By Shayne Varnum, Director of Consultant Services at Hobart-Traulsen-Baxter
Deciding when to fix or replace a piece of kitchen equipment can be stressful. How much will it cost? Is it in the budget? Who do we use to fix it? Can we make do without it? How or where do I purchase a new one? I suspect you have asked yourself some of those questions over the course of your career.
The average life of a commercial piece of equipment is highly dependent on three key factors: employee training, daily operation and care, and regular preventative maintenance. In this article, we will look at two very important pieces of equipment: dishwashers and refrigerators/freezers.
Turnover in the dish room is typically the highest of any position in foodservice establishments. Employee training is critical to ensure that the dishwasher is operated and maintained in accordance with the manufacturer’s recommended operating procedures.
Daily cleaning and maintenance of the machine will extend the life of a dishwasher. Regular cleaning of key items such as sump heaters, floats, and actuators will prevent buildup of food soil and lime scale, which may improve efficiency and life of critical components. Operators that inspect the wash arms, strainers, and baskets can also identify bent or broken parts that can be replaced before a larger issue causes machine downtime. Water quality to the dish machine should also be considered and, in most cases, a water softener is recommended to prevent lime scale buildup. This will help prevent the dishwasher going down on Mother’s Day!

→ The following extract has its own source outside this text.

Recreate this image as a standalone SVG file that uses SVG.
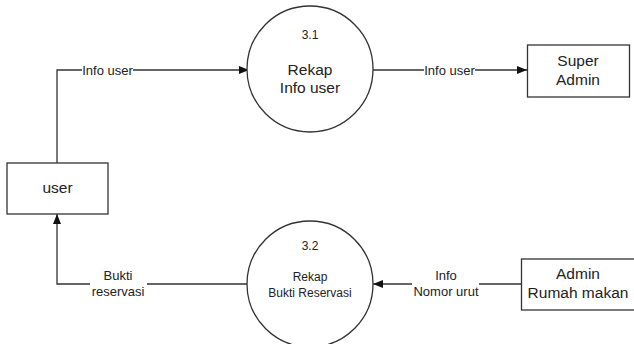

Regular preventative maintenance (PM) programs are recommended on commercial dishwashers to replace wear parts. PM programs typically will replace o-rings, curtains and, in some cases, pump seals to prevent breakdowns at inopportune times. A regular PM program will also identify opportunities to replace or repair parts that are not broken but require immediate attention to prevent a future breakdown. For example, a damaged strainer basket will not prevent the machine from operating, but may allow a utensil to be ingested by the wash pump, causing a significant expense. These PM’s can also be scheduled at a convenient time and not during a busy meal period because it is “down.”
When considering machine replacement, the facility should consider a couple of key factors. Most manufacturers offer new technology in machines that offer significant operating energy and labor savings over machines that are 8-10 years old. Depending on the hours of operation, a new machine can pay for itself in two years or less. The yearly service costs for a machine should also be considered when looking at a replacement in addition to the downtime of the machine.
Deciding whether to repair a broken commercial refrigerator/freezer or buy a new one often feels like an expensive guess. In the case of commercial refrigerators, they either stop working altogether or work poorly. If you don’t keep temperatures within the safe zone, it can lead to indirect expenses such as waste of produce and customer safety. As you know, it also happens when the health inspector walks into your kitchen!
So, when a commercial refrigerator breaks down, here’s what you need to consider:
If your product is under manufacturer’s warranty, you’ll need to use a factory-authorized repair servicer or risk voiding the warranty. Warranty period and coverage vary by manufacturer, so reading the fine print is of the essence. When products aren’t covered by a warranty, calling a trained servicer that is well-versed in servicing your equipment is needed. A good rule of thumb would be:
- Don’t spend more than 50 percent of the cost of a new commercial refrigerator in repairing an old one
- If your refrigerator is over 10 years old and has already broken down twice over the past 90 days, replacement may make more sense
The best way to prevent a repair is to take the following steps:
- On a monthly basis, check whether the condenser coil needs cleaning.
- Make sure airflow is properly being circulated in your refrigeration unit. Double-checking that there are no obstructions in the way of air circulation will ensure the prevention of food loss and unnecessary repairs.
- On a monthly basis, clean gaskets and make sure to always replace loose, torn, or cracked gaskets.
- Always inspect shelves and interiors for cracks, and wash shelves on a regular basis so that spills don’t cause cross-contamination, resulting in food waste.
Maintaining food quality is vital to a smooth kitchen operation. A refrigerator that is properly cared for will last longer, keep food fresh, reduce food loss and expense, ensure food safety, and keep prep lines running smoothly.
It is always a good idea to contact the manufacturer early in the process to help you identify your best plan. They can help suggest service companies in your area. You will also be able to get competitive bids, comparing apples to apples. I would recommend getting as many of the decision makers around the table as possible to help determine whether to continue servicing an existing piece of equipment or purchasing a new one. Planning out the lifecycle of an important piece of equipment will be easier if you have budgeted for what works best for you or your facility.